Как я могла так сильно ее ненавидеть и в то же время всем сердцем любить?
А теперь она умирала, Мария де Гиз, вдовствующая королева-регентша Шотландии, моя тетушка по своему первому мужу, моему родному дяде, единокровному брату моей матери, Людовику II Орлеанскому, герцогу де Лонгвилю, моя приемная мать моя сеньора, мой враг, умирала ночью, под убывающей луной. И все в Эдинбурге, все в замке, все в опочивальне королевы, ждали, когда она умрет.
У меня болели колени от стояния на каменном полу; все места на ковре были заняты людьми, старшими по возрасту и занимающими более высокое положение при дворе. Вслух я молилась в унисон с дамами, стоящими на коленях впереди меня, утопая в густом запахе воска, духов, пота и болезни, безукоризненно произнося латинские фразы, которые ничего для меня не значили. Но в сердце своем я истово молилась о том, чтобы за мною приехал Александр Гордон, мой ненаглядный, золотой возлюбленный. Мы уедем домой, наконец поженимся и будем счастливы вечно.

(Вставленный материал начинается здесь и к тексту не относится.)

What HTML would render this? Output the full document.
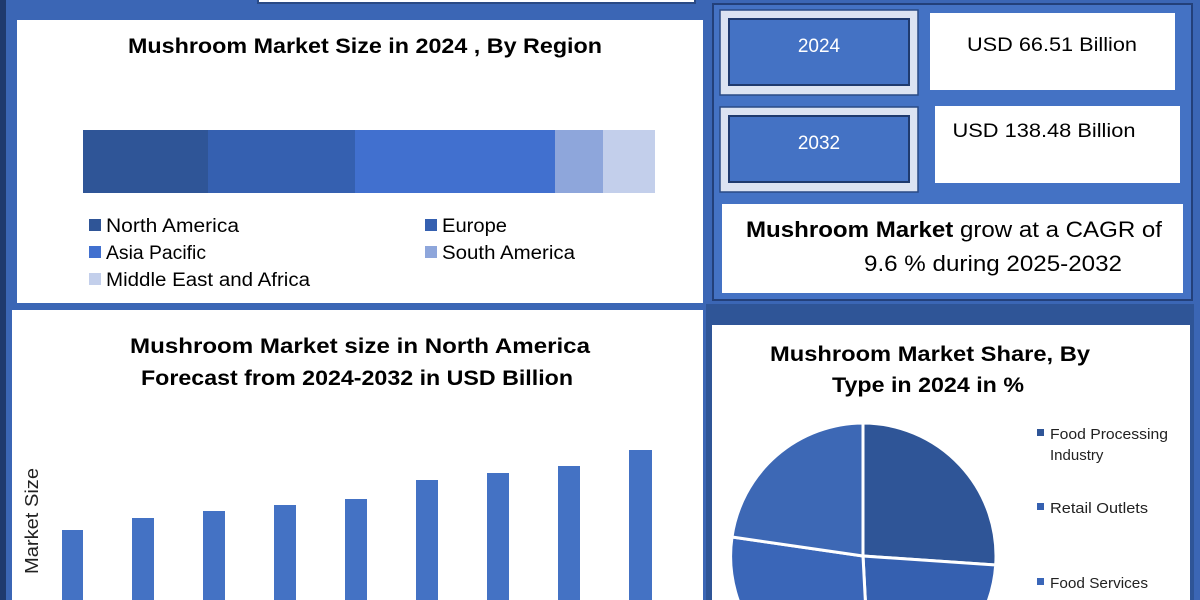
<!DOCTYPE html>
<html><head><meta charset="utf-8"><style>
html,body{margin:0;padding:0;background:#3b66b5;width:1200px;height:600px;overflow:hidden;}
svg{display:block;font-family:"Liberation Sans",sans-serif;}
</style></head><body>
<svg width="1200" height="600" viewBox="0 0 1200 600" xmlns="http://www.w3.org/2000/svg">
<rect x="0" y="0" width="1200" height="600" fill="#3b66b5"/>
<rect x="0" y="0" width="6" height="600" fill="#1f3a6e"/>
<rect x="258" y="-4" width="437" height="7" fill="#fff" stroke="#2a4a85" stroke-width="2"/>
<rect x="17" y="20" width="686" height="283" fill="#fff"/>
<text x="365" y="53" text-anchor="middle" font-size="21" font-weight="bold" textLength="474" lengthAdjust="spacingAndGlyphs">Mushroom Market Size in 2024 , By Region</text>
<rect x="83" y="130" width="125" height="63" fill="#2f5597"/>
<rect x="208" y="130" width="147" height="63" fill="#3560b0"/>
<rect x="355" y="130" width="200" height="63" fill="#4170cf"/>
<rect x="555" y="130" width="48" height="63" fill="#8ea6db"/>
<rect x="603" y="130" width="52" height="63" fill="#c3cfeb"/>
<g font-size="19">
<rect x="89" y="219" width="12" height="12" fill="#2f5597"/><text x="106" y="232" textLength="133" lengthAdjust="spacingAndGlyphs">North America</text>
<rect x="425" y="219" width="12" height="12" fill="#3560b0"/><text x="442" y="232" textLength="65" lengthAdjust="spacingAndGlyphs">Europe</text>
<rect x="89" y="246" width="12" height="12" fill="#4170cf"/><text x="106" y="259" textLength="100" lengthAdjust="spacingAndGlyphs">Asia Pacific</text>
<rect x="425" y="246" width="12" height="12" fill="#8ea6db"/><text x="442" y="259" textLength="133" lengthAdjust="spacingAndGlyphs">South America</text>
<rect x="89" y="273" width="12" height="12" fill="#c3cfeb"/><text x="106" y="286" textLength="204" lengthAdjust="spacingAndGlyphs">Middle East and Africa</text>
</g>
<rect x="713" y="4" width="479" height="296" fill="#4472c4" stroke="#23407a" stroke-width="2"/>
<rect x="720" y="10" width="198" height="85" fill="#dce3f2" stroke="#2a4a85" stroke-width="1.5"/>
<rect x="729" y="19" width="180" height="66" fill="#4472c4" stroke="#1f3a6e" stroke-width="2"/>
<text x="819" y="52" text-anchor="middle" font-size="19" fill="#fff">2024</text>
<rect x="930" y="13" width="245" height="77" fill="#fff"/>
<text x="1052" y="51" text-anchor="middle" font-size="19" textLength="170" lengthAdjust="spacingAndGlyphs">USD 66.51 Billion</text>
<rect x="720" y="107" width="198" height="85" fill="#dce3f2" stroke="#2a4a85" stroke-width="1.5"/>
<rect x="729" y="116" width="180" height="66" fill="#4472c4" stroke="#1f3a6e" stroke-width="2"/>
<text x="819" y="149" text-anchor="middle" font-size="19" fill="#fff">2032</text>
<rect x="935" y="106" width="245" height="77" fill="#fff"/>
<text x="1044" y="137" text-anchor="middle" font-size="19" textLength="183" lengthAdjust="spacingAndGlyphs">USD 138.48 Billion</text>
<rect x="722" y="204" width="461" height="89" fill="#fff"/>
<text x="746" y="237" font-size="22" textLength="416" lengthAdjust="spacingAndGlyphs"><tspan font-weight="bold">Mushroom Market</tspan> grow at a CAGR of</text>
<text x="864" y="271" font-size="22" textLength="258" lengthAdjust="spacingAndGlyphs">9.6 % during 2025-2032</text>
<rect x="12" y="310" width="691" height="290" fill="#fff"/>
<text x="360" y="353" text-anchor="middle" font-size="21" font-weight="bold" textLength="460" lengthAdjust="spacingAndGlyphs">Mushroom Market  size in North America</text>
<text x="357" y="385" text-anchor="middle" font-size="21" font-weight="bold" textLength="432" lengthAdjust="spacingAndGlyphs">Forecast from 2024-2032 in USD Billion</text>
<text transform="translate(38,574) rotate(-90)" font-size="18" textLength="106" lengthAdjust="spacingAndGlyphs" fill="#222">Market Size</text>
<g fill="#4472c4">
<rect x="62" y="530" width="21" height="70"/>
<rect x="132" y="518" width="22" height="82"/>
<rect x="203" y="511" width="22" height="89"/>
<rect x="274" y="505" width="22" height="95"/>
<rect x="345" y="499" width="22" height="101"/>
<rect x="416" y="480" width="22" height="120"/>
<rect x="487" y="473" width="22" height="127"/>
<rect x="558" y="466" width="22" height="134"/>
<rect x="629" y="450" width="23" height="150"/>
</g>
<rect x="706" y="304" width="488" height="296" fill="#2f5597"/>
<rect x="712" y="325" width="478" height="275" fill="#fff"/>
<text x="930" y="361" text-anchor="middle" font-size="21" font-weight="bold" textLength="320" lengthAdjust="spacingAndGlyphs">Mushroom Market Share, By</text>
<text x="928" y="392" text-anchor="middle" font-size="21" font-weight="bold" textLength="192" lengthAdjust="spacingAndGlyphs">Type in 2024 in %</text>
<clipPath id="c"><rect x="712" y="325" width="478" height="275"/></clipPath>
<g stroke="#fff" stroke-width="3" clip-path="url(#c)">
<path d="M863,556 L863,423 A133,133 0 0 1 995.7,565 Z" fill="#2f5597"/>
<path d="M863,556 L995.7,565 A133,133 0 0 1 870,689 Z" fill="#3560b0"/>
<path d="M863,556 L870,689 A133,133 0 0 1 732,537 Z" fill="#3a66b8"/>
<path d="M863,556 L732,537 A133,133 0 0 1 863,423 Z" fill="#3d68b5"/>
</g>
<g font-size="15" fill="#222">
<rect x="1037" y="429" width="7" height="7" fill="#2f5597"/><text x="1050" y="439" textLength="118" lengthAdjust="spacingAndGlyphs">Food Processing</text>
<text x="1050" y="460">Industry</text>
<rect x="1037" y="503" width="7" height="7" fill="#3560b0"/><text x="1050" y="513" textLength="98" lengthAdjust="spacingAndGlyphs">Retail Outlets</text>
<rect x="1037" y="578" width="7" height="7" fill="#3a66b8"/><text x="1050" y="588" textLength="98" lengthAdjust="spacingAndGlyphs">Food Services</text>
</g>
</svg>
</body></html>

Французские фрейлины королевы стояли на коленях подле ее кресла; самые смелые из них, перебирая четки, с вызовом читали латинские молитвы под недобро прищуренными взглядами лордов Протестантской Конгрегации. Лорд Эрскин и молодой лорд Ситон тоже преклонили колена рядом с королевой, здесь же находились и полуразбойник граф Босуэл и всегда непроницаемый французский секретарь королевы месье Никола де Клерак. Лорд Джеймс Стюарт, внебрачный сын второго мужа королевы, покойного короля, то входил, то выходил из опочивальни, и, глядя на него, я видела нарцисс – своекорыстие и львиный зев – знак коварства.
Почему цветы? Я всегда видела цветы в лицах и глазах людей, и цветы говорили мне, каковы они внутри, что сделали и что сделают в будущем. Стоило мне коснуться цветка или вдохнуть его аромат, и перед моими глазами вставали видения. Это был древний, древний дар, передаваемый сквозь века в роду Лесли из Грэнмьюара, и моя двоюродная бабушка, которую так же, как и меня, звали Марина Лесли, научила меня пользоваться им, когда я была еще совсем девочкой. Говорили, что я похожа на нее – такие же каштановые, с рыжеватым отливом волосы, в которых солнце зажигало золотистые блики, такие же сине-зеленые, как море, глаза, фамильные глаза Лесли. А еще говорили, что она безумна. Она так и не вышла замуж и жила одна в северо-восточной башне Грэнмьюара, которую мы называли Русалочьей башней. Она вела постоянную войну с моей бабушкой, матерью моего отца, которая была практична, как железный гвоздь, в одиночку управляла Грэнмьюаром и не верила в чтение по цветам.